The Ox-Bow Incident (1943)
Obwohl der Western in der US-Filmindustrie als das uramerikanische Genre stets eine Sonderrolle einnahm, so hatte er doch seine Hoch- und Tiefphasen. Nach dem Beginn des Zweiten Weltkrieges herrschte in Hollywood eine Westernflaute – angesichts der Geschehnisse in Europa wollte das Publikum keine singenden Cowboys in sauberen Hemden sehen. In „The Ox-Bow Incident“, der am 8. Mai 1943 seine New Yorker Premiere feierte, schlägt Regisseur William A. Wellman jedoch einen ungewohnt harten und realistischen Ton an, wenn er die unrühmlichen Ereignisse um einen Lynchmob schildert. Das brachte dem Film zwar keinen Erfolg an den Kinokassen ein, wohl aber das bis heute anhaltende Lob der Kritik und seinen Ruf als wichtigster Western der 40er Jahre.

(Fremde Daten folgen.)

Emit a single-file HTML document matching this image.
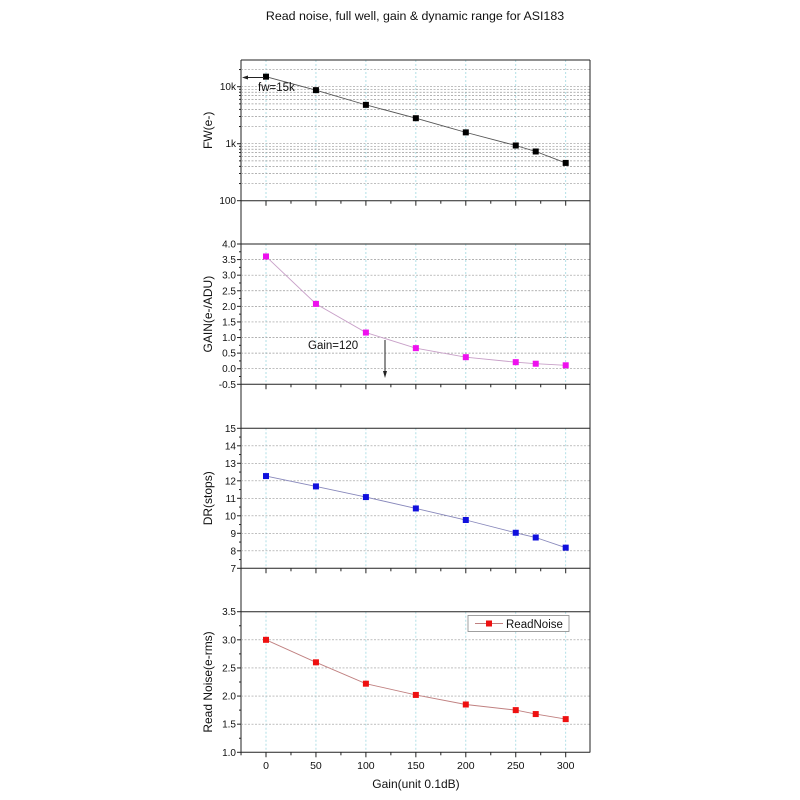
<!DOCTYPE html>
<html><head><meta charset="utf-8"><style>body{margin:0;background:#fff}svg{display:block;font-family:"Liberation Sans",Arial,sans-serif}</style></head>
<body>
<svg id="s" width="800" height="800" viewBox="0 0 800 800" xmlns="http://www.w3.org/2000/svg">
<text x="415" y="20" font-size="12.4" text-anchor="middle" fill="#111">Read noise, full well, gain &amp; dynamic range for ASI183</text>
</svg>
<script>
const S=document.getElementById('s');const NS='http://www.w3.org/2000/svg';
function el(t,a,txt){const e=document.createElementNS(NS,t);for(const k in a)e.setAttribute(k,a[k]);if(txt!==undefined)e.textContent=txt;S.appendChild(e);return e;}
const L=241,R=590;const X=v=>266+v*0.999;
const xs=[0,50,100,150,200,250,270,300];
el('line',{x1:L,y1:60,x2:L,y2:752.5,stroke:'#222','stroke-width':1});
el('line',{x1:R,y1:60,x2:R,y2:752.5,stroke:'#222','stroke-width':1});
function panel(top,bot,yfn,ticks,minors,hgrid,label,data,color,lineColor,labelsize){
  [0,50,100,150,200,250,300].forEach(v=>el('line',{x1:X(v),y1:top,x2:X(v),y2:bot,stroke:'#9fd8e0','stroke-width':0.8,'stroke-dasharray':'2,2'}));
  hgrid.forEach(v=>el('line',{x1:L,y1:yfn(v),x2:R,y2:yfn(v),stroke:'#999','stroke-width':0.7,'stroke-dasharray':'2,1.5'}));
  el('line',{x1:L,y1:top,x2:R,y2:top,stroke:'#222','stroke-width':1});
  el('line',{x1:L,y1:bot,x2:R,y2:bot,stroke:'#222','stroke-width':1});
  for(let v=-25;v<=325;v+=25){const x=X(v);if(x<L||x>R)continue;const maj=v%50==0;el('line',{x1:x,y1:bot,x2:x,y2:bot+(maj?5:3),stroke:'#222','stroke-width':1});}
  ticks.forEach(t=>{const y=yfn(t[0]);el('line',{x1:L-4,y1:y,x2:L,y2:y,stroke:'#222'});el('text',{x:L-5,y:y+3.5,'font-size':10,'text-anchor':'end',fill:'#111'},t[1]);});
  minors.forEach(v=>{const y=yfn(v);el('line',{x1:L-2,y1:y,x2:L,y2:y,stroke:'#222'});});
  const cy=(top+bot)/2;
  el('text',{x:0,y:0,'font-size':labelsize||12,'text-anchor':'middle',fill:'#111',transform:`translate(${L-29},${cy}) rotate(-90)`},label);
  el('polyline',{points:data.map((d,i)=>X(xs[i])+','+yfn(d)).join(' '),fill:'none',stroke:lineColor,'stroke-width':0.9});
  data.forEach((d,i)=>el('rect',{x:X(xs[i])-3,y:yfn(d)-3,width:6,height:6,fill:color}));
}
const yF=v=>200.7-(Math.log10(v)-2)*57;
let hg=[],mn=[];for(let d=100;d<=10000;d*=10)for(let k=2;k<=9;k++){if(d*k<30000){hg.push(d*k);mn.push(d*k);}}hg.push(1000,10000);
panel(60,200.7,yF,[[100,'100'],[1000,'1k'],[10000,'10k']],mn,hg,'FW(e-)',[15000,8700,4800,2800,1580,930,730,460],'#000','#555');
const yG=v=>244+(4-v)*(140.3/4.5);
panel(244,384.3,yG,[4,3.5,3,2.5,2,1.5,1,0.5,0,-0.5].map(v=>[v,v.toFixed(1)]),[3.75,3.25,2.75,2.25,1.75,1.25,.75,.25,-.25],[3.5,3,2.5,2,1.5,1,0.5,0],'GAIN(e-/ADU)',[3.6,2.08,1.16,0.66,0.37,0.21,0.16,0.11],'#ee10ee','#c8a0c8');
const yD=v=>428.3+(15-v)*(140/8);
panel(428.3,568.3,yD,[15,14,13,12,11,10,9,8,7].map(v=>[v,''+v]),[14.5,13.5,12.5,11.5,10.5,9.5,8.5,7.5],[14,13,12,11,10,9,8],'DR(stops)',[12.27,11.68,11.07,10.42,9.76,9.03,8.76,8.18],'#1010dd','#8888bb');
const yR=v=>611.7+(3.5-v)*(140.6/2.5);
panel(611.7,752.3,yR,[3.5,3,2.5,2,1.5,1].map(v=>[v,v.toFixed(1)]),[3.25,2.75,2.25,1.75,1.25],[3,2.5,2,1.5],'Read Noise(e-rms)',[3.0,2.6,2.22,2.02,1.85,1.75,1.68,1.59],'#ee1010','#c08080');
[0,50,100,150,200,250,300].forEach(v=>el('text',{x:X(v),y:769,'font-size':10.5,'text-anchor':'middle',fill:'#111'},''+v));
el('text',{x:416,y:788,'font-size':12,'text-anchor':'middle',fill:'#111'},'Gain(unit 0.1dB)');
el('rect',{x:468,y:615.5,width:101,height:16,fill:'#fff',stroke:'#888','stroke-width':0.8});
el('line',{x1:475,y1:623.5,x2:503,y2:623.5,stroke:'#c08080'});
el('rect',{x:486,y:620.5,width:6,height:6,fill:'#ee1010'});
el('text',{x:506,y:628,'font-size':11.5,fill:'#111'},'ReadNoise');
el('line',{x1:245,y1:77.5,x2:264,y2:77.5,stroke:'#222'});
el('polygon',{points:'242,77.5 248,75.5 248,79.5',fill:'#222'});
el('text',{x:258,y:91,'font-size':11.5,fill:'#111'},'fw=15k');
el('text',{x:308,y:349,'font-size':11.5,fill:'#111'},'Gain=120');
el('line',{x1:385,y1:340,x2:385,y2:372,stroke:'#222'});
el('polygon',{points:'385,378 383,371 387,371',fill:'#222'});
</script>
</body></html>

„The Ox-Bow Incident“ orientiert sich an der 1940 erschienenen Romanvorlage von Walter Van Tilburg Clark und verdichtet diese auf eine nur 75 Minuten lange Darstellung der Bildung eines illegitimen Lynchmobs, der eine Gruppe von (vermeintlichen) Viehdieben und Mördern aufspüren und hängen will. Der Großteil der Handlung spielt bei Nacht, was dem Film den berechtigten Ruf eines Noir-Western eingebracht hat: die Dunkelheit in der Wildnis bietet Raum für die voreiligen, ungerechtfertigten und letztlich fatalen Entscheidungen des Mobs, drei aufgegriffene Verdächtige (darunter Dana Andrews am Beginn seiner Karriere) ohne Beweise oder ein ordentliches Verfahren zu exekutieren. Moralischer Anker für den Zuschauer ist die Figur des Cowboys Gil, die von Henry Fonda als desillusionierter Beobachter gespielt wird. Dieser weiß zwar um das Unrecht, das hier begangen wird, kann aber auch nicht mehr tun, als sich mit wenigen anderen gegen das Vorgehen der Mehrheit auszusprechen – für mehr oder sogar Heldentaten ist in seiner Situation kein Platz. Und so bleibt es den lautstarken Scharfmachern vorbehalten, das Wort zu führen und das grausame Vorhaben des Lynchmobs durchzuführen. Unschwer lassen sich aus dieser Konstellation die gleichnishaften Bezüge zur Gegenwart, insbesondere zur politischen Situation in Europa ziehen: auch hier wurde die Stimme der Vernunft durch lautstarke Kriegstreiber übertönt, die das Recht in die eigenen Dienste gestellt und dadurch korrumpiert hatten. „The Ox-Bow Incident“ führt die Folgen solchen Handelns unerbittlich vor Augen (ohne daß Gewalt je direkt gezeigt wird) und stellt die unbequeme Frage nach der moralischen Verantwortung des Einzelnen, ohne dabei zu belehren – Wellman überläßt es den knappen, prägnanten Drehbuchdialogen und den rauhen, unrasierten Gesichtern seiner Darsteller, diese Botschaften eindrücklich zu vermitteln.
In Deutschland ist der „Ritt zum Ox-Bow“ in der verdienstvollen Reihe „Westernlegenden“ bei Koch Media als gut ausgestattete Blu-ray (Fassungseintrag) und DVD (Fassungseintrag) erschienen, noch tiefschürfender sind allerdings die Extras der britischen Blu-ray/DVD-Combo von Arrow (Fassungseintrag). Eine kurze Kritik ist auf derfilmnoir.de zu finden.